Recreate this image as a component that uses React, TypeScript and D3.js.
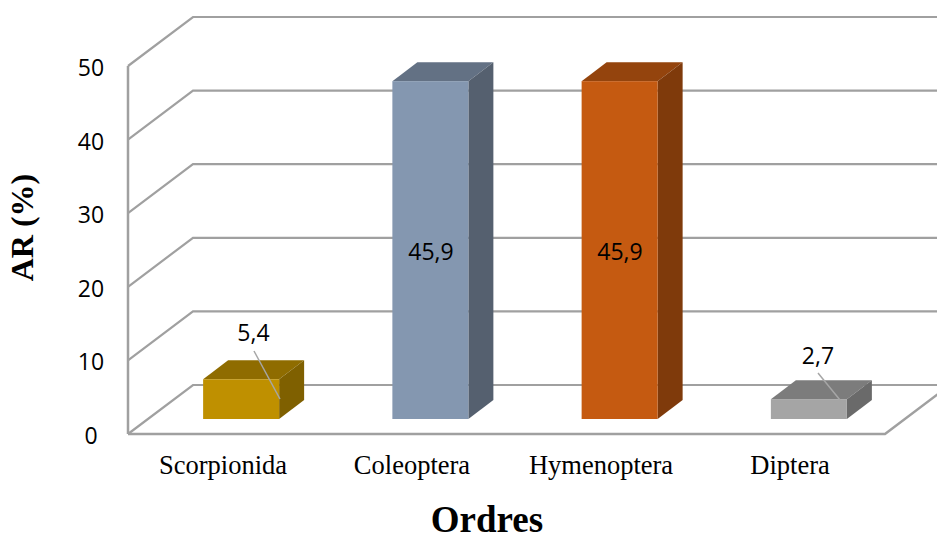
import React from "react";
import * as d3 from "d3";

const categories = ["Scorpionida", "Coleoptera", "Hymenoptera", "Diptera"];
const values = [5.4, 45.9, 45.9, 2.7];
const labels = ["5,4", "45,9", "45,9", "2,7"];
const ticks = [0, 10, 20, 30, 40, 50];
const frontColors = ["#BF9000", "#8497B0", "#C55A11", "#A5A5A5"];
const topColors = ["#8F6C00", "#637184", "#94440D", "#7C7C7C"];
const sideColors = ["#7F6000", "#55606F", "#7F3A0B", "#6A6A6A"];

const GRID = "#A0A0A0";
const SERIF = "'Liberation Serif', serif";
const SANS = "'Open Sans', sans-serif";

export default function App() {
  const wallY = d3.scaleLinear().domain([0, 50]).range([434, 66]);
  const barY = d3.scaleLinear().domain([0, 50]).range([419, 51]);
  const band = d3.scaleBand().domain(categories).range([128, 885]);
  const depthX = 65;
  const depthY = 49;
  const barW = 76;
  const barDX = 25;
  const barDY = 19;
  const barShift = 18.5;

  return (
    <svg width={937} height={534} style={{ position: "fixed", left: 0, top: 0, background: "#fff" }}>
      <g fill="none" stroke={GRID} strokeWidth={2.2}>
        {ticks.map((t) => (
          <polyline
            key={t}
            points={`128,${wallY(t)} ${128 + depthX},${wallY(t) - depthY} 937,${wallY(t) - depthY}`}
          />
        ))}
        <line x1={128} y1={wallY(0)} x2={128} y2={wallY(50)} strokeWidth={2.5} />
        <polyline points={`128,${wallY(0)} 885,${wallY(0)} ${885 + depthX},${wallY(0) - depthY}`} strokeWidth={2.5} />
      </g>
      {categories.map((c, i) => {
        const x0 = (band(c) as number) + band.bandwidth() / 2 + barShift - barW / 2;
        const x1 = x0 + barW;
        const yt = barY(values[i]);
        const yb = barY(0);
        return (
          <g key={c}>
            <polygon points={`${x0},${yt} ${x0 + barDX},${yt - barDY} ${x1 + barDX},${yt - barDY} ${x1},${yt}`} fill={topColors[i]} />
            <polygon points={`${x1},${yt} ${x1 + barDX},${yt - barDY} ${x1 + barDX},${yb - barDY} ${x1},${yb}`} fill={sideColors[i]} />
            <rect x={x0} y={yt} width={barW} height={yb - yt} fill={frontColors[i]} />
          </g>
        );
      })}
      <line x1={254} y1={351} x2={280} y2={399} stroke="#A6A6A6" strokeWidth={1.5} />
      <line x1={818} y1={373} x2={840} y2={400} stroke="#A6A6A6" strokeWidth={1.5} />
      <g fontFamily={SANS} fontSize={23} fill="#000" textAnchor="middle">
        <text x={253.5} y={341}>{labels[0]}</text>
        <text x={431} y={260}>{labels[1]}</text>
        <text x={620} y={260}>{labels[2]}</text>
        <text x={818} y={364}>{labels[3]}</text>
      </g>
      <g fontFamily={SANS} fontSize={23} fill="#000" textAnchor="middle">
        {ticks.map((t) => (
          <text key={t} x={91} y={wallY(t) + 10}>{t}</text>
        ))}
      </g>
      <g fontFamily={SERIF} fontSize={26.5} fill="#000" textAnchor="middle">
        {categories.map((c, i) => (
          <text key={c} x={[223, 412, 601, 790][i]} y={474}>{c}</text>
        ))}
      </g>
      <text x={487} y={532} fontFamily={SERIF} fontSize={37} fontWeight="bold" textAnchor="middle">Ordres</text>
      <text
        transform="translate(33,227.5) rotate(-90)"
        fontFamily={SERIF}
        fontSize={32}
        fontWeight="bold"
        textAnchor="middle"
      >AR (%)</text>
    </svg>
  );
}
──────────
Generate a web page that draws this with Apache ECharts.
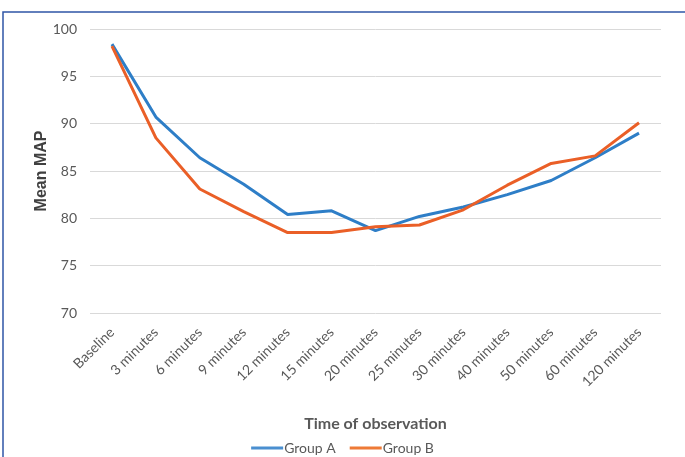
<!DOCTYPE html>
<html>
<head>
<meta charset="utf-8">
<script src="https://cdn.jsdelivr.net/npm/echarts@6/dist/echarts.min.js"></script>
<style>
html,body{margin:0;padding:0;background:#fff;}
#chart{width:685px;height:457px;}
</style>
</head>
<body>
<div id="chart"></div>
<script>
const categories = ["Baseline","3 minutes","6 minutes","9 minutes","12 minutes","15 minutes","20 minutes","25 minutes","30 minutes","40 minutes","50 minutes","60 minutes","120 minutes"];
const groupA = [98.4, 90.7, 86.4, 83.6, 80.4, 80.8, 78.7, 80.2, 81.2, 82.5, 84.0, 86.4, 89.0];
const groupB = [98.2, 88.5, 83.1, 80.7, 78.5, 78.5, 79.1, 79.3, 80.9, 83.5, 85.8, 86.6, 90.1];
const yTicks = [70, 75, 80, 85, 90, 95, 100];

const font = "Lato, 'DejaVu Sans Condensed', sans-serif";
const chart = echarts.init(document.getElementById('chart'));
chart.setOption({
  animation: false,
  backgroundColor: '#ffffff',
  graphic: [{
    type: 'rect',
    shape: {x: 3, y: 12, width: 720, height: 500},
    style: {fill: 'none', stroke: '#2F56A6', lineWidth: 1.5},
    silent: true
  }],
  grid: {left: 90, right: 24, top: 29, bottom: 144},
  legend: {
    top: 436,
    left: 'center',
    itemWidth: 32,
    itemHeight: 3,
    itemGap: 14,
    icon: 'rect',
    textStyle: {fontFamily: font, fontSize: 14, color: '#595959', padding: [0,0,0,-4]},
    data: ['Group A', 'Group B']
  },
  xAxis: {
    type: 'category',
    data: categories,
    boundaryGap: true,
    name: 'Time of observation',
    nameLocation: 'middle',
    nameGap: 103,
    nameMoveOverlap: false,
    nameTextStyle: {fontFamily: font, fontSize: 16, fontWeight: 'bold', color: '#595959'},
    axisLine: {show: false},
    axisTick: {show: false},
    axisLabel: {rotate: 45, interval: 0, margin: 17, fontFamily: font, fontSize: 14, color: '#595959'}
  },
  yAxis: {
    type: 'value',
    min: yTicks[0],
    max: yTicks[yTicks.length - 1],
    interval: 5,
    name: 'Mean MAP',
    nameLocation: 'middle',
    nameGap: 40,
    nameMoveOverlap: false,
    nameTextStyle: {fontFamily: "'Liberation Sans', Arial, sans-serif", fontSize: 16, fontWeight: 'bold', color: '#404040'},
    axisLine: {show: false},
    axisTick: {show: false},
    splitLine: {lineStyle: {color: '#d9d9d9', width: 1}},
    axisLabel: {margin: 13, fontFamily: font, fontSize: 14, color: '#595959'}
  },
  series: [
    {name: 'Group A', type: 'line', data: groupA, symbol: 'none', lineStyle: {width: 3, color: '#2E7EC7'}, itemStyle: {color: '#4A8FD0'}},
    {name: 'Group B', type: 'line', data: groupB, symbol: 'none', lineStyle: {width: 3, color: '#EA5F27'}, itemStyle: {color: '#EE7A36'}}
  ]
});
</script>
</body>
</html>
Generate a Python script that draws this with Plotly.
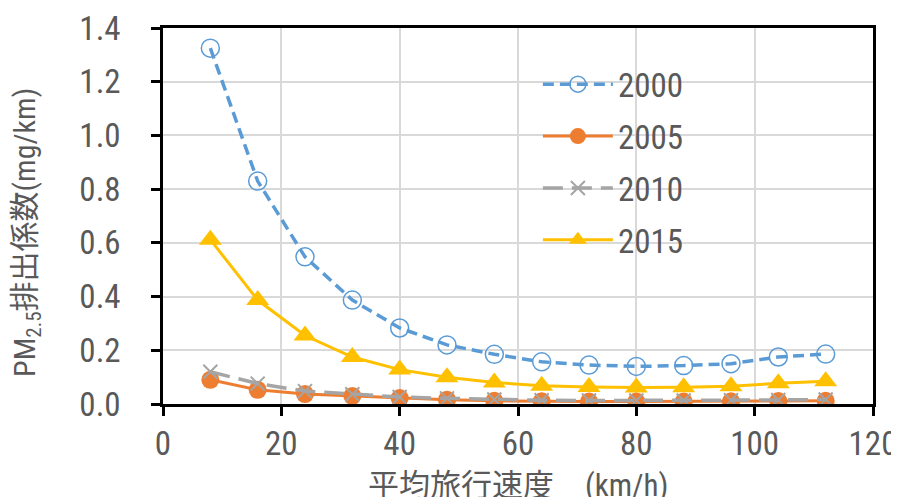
──────────
» **SET EXERCISE**: Keep to the lines above from the line with "Recreate this image" to the line with "import * as", and set down exactly those, inclusive, with nothing else and every picture left out.

» **THE OUTPUT**:
Recreate this image as a component that uses React, TypeScript and D3.js.
import React from "react";
import * as d3 from "d3";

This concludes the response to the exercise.